But Western diplomatic sources and military experts believe the new 58th Army is to be created from forces already in the area and that this therefore has no further implications for CFE, which only limits certain categories of equipment - not numbers of troops or headquarters.
British diplomatic sources said yesterday the Russians seemed determined to portray the CFE treaty as more restrictive than it really was, in order to use it as a bargaining counter to deter Nato's eastward expansion. But if the Kremlin confirms the officer's comments, then another thorny issue will be added to the list of East-West disagreements which already threaten to make Bill Clinton's meeting with Boris Yeltsin in Moscow next month the frostiest since the end of the Cold War.

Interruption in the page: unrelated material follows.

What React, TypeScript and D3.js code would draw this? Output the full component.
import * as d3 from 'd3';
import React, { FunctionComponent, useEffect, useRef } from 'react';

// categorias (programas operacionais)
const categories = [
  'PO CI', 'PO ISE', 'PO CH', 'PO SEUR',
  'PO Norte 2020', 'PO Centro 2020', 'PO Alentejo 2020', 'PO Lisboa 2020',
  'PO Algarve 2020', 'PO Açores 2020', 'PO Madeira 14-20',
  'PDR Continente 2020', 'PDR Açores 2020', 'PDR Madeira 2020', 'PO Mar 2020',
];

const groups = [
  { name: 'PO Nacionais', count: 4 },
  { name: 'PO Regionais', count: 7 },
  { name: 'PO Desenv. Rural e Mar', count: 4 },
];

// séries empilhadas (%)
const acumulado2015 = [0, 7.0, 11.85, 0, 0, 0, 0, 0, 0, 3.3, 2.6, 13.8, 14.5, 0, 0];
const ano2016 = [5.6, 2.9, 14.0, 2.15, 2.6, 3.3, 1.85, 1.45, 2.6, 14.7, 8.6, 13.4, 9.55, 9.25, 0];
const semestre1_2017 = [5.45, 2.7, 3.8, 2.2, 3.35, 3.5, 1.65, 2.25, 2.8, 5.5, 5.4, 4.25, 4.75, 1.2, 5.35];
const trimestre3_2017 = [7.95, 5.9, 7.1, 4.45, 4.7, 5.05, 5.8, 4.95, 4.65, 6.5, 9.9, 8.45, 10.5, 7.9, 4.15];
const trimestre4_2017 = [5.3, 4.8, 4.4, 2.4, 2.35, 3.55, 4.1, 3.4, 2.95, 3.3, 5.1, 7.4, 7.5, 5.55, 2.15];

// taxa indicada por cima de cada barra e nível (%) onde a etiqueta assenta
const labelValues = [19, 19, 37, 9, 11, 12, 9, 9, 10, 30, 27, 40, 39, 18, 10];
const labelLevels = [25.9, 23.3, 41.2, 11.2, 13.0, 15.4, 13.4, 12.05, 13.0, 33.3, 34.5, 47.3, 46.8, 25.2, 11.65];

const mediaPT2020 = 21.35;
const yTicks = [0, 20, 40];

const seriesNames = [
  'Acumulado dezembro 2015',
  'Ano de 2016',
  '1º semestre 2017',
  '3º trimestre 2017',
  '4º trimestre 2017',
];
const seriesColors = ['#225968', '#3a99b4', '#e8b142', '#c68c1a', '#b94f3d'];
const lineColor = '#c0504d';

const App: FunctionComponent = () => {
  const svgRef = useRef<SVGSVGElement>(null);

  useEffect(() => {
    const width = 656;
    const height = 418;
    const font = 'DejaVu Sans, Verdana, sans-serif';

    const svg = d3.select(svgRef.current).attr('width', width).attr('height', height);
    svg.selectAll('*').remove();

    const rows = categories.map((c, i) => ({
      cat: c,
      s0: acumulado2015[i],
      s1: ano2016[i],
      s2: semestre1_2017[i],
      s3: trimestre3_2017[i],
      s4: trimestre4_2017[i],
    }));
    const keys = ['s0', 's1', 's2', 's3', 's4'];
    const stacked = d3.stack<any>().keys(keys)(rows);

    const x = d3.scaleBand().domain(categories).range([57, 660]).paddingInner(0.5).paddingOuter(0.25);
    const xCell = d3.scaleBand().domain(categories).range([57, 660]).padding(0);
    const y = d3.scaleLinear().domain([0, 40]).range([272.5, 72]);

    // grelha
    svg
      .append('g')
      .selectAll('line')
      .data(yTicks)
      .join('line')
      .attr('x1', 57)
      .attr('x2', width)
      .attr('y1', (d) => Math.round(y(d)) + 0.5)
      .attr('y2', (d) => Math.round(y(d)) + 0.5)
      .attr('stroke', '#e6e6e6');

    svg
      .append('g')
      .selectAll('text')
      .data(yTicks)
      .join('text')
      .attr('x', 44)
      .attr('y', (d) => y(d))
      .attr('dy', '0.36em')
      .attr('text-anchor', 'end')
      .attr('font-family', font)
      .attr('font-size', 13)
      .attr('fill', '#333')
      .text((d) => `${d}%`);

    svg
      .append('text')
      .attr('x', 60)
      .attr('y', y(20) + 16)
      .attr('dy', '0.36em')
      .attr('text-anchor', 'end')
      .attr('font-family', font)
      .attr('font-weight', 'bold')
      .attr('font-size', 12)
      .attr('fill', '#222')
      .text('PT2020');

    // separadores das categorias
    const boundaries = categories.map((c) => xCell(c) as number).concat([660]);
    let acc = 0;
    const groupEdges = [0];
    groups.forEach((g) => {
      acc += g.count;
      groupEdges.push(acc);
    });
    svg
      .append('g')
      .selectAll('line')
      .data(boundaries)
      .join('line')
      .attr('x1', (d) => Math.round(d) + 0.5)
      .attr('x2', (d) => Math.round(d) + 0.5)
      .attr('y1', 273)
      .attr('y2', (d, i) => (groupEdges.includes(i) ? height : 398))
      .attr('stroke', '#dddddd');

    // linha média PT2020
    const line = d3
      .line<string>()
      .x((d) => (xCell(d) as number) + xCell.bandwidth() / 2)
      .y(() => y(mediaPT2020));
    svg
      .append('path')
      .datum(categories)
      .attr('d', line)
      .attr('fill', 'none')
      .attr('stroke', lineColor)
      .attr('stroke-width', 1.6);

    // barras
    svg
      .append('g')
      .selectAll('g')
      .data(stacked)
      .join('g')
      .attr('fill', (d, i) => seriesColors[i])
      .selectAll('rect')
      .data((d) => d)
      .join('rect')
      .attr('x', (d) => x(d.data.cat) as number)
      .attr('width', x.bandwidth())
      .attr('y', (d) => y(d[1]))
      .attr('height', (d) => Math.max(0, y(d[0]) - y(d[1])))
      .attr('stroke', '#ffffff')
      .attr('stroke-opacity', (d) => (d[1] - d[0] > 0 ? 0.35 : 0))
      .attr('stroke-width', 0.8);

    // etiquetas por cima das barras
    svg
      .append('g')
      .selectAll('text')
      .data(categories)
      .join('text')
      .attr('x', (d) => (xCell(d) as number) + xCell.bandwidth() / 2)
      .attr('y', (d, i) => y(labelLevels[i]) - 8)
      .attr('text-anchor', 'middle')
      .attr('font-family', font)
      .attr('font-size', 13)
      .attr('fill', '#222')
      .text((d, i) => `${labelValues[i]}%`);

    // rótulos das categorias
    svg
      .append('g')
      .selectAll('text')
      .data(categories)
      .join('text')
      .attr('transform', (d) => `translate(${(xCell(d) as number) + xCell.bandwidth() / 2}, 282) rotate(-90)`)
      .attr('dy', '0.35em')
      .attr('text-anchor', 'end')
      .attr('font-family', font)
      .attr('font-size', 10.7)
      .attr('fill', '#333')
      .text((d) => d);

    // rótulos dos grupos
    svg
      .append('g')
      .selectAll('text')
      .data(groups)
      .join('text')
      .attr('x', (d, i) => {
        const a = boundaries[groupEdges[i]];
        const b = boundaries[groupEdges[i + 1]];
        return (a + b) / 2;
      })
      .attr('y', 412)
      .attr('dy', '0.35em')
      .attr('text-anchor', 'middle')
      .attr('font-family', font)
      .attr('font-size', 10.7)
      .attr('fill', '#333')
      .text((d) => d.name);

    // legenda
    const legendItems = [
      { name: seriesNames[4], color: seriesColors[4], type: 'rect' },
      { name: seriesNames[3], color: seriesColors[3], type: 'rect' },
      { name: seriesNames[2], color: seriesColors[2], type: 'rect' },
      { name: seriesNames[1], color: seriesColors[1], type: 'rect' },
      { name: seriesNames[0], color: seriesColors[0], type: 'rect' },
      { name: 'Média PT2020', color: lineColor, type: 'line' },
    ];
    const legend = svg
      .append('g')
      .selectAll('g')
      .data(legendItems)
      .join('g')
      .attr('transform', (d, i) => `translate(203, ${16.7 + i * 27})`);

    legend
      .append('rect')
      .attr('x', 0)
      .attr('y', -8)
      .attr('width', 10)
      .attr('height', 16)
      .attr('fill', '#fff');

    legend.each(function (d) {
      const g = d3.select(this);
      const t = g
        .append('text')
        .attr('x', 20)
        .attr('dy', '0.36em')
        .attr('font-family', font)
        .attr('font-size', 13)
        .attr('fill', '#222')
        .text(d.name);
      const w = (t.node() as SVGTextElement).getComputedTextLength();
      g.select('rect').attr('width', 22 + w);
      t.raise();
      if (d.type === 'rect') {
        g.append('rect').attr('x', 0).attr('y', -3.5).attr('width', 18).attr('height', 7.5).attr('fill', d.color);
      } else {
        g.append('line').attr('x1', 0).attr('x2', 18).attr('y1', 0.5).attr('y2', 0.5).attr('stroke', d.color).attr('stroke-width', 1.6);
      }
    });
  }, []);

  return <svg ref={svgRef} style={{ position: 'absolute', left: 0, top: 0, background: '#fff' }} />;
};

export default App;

Colonel-General Vladimir Semyonov, the commander of Russian ground forces, was quoted by Interfax news agency as saying the new 58th Army would be created by 1 June.

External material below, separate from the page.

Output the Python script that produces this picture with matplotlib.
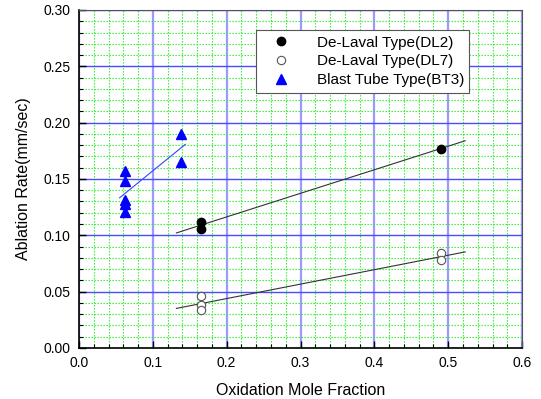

There has been no Army headquarters in the area since the 4th Army, based in Baku, was disbanded when the Soviet Union broke up. Western intelligence sources said yesterday the new "army" would probably just be a headquarters to co-ordinate the XLII and VIII Corps, used in the Chechnya operation. It might be based at Mozdok, in North Ossetia, where the temporary "operational group" which controlled the poorly handled Chechnya operation was based.
Many of the forces used in Chechnya were not from the Army at all, but from the Interior Ministry. The status of armoured vehicles belonging to the Interior Ministry is not clear cut, but Western governments may be inclined to treat them as exempt from the CFE treaty.
"The interests of Russia's security and territorial integrity should prevail over fulfilling the document to the letter," General Semyonov said. British diplomatic sources said they were anxious to reassure the Russians that they were trying to be constructive, and were prepared to be flexible in cases where, for example, some armoured vehicles belonged to Interior Ministry troops.
Russia has more or less crushed Chechnya's separatist rebellion by using forces drawn from all over the vast country. But to keep the lid on the Muslim region, where resistance fighters have promised a long guerrilla war, Moscow needs a permanent military presence - preferably one that is better organised.
Russia has been giving hints for some time that it might unilaterally rewrite the CFE treaty, signed by Nato and the Warsaw Pact just before the latter collapsed.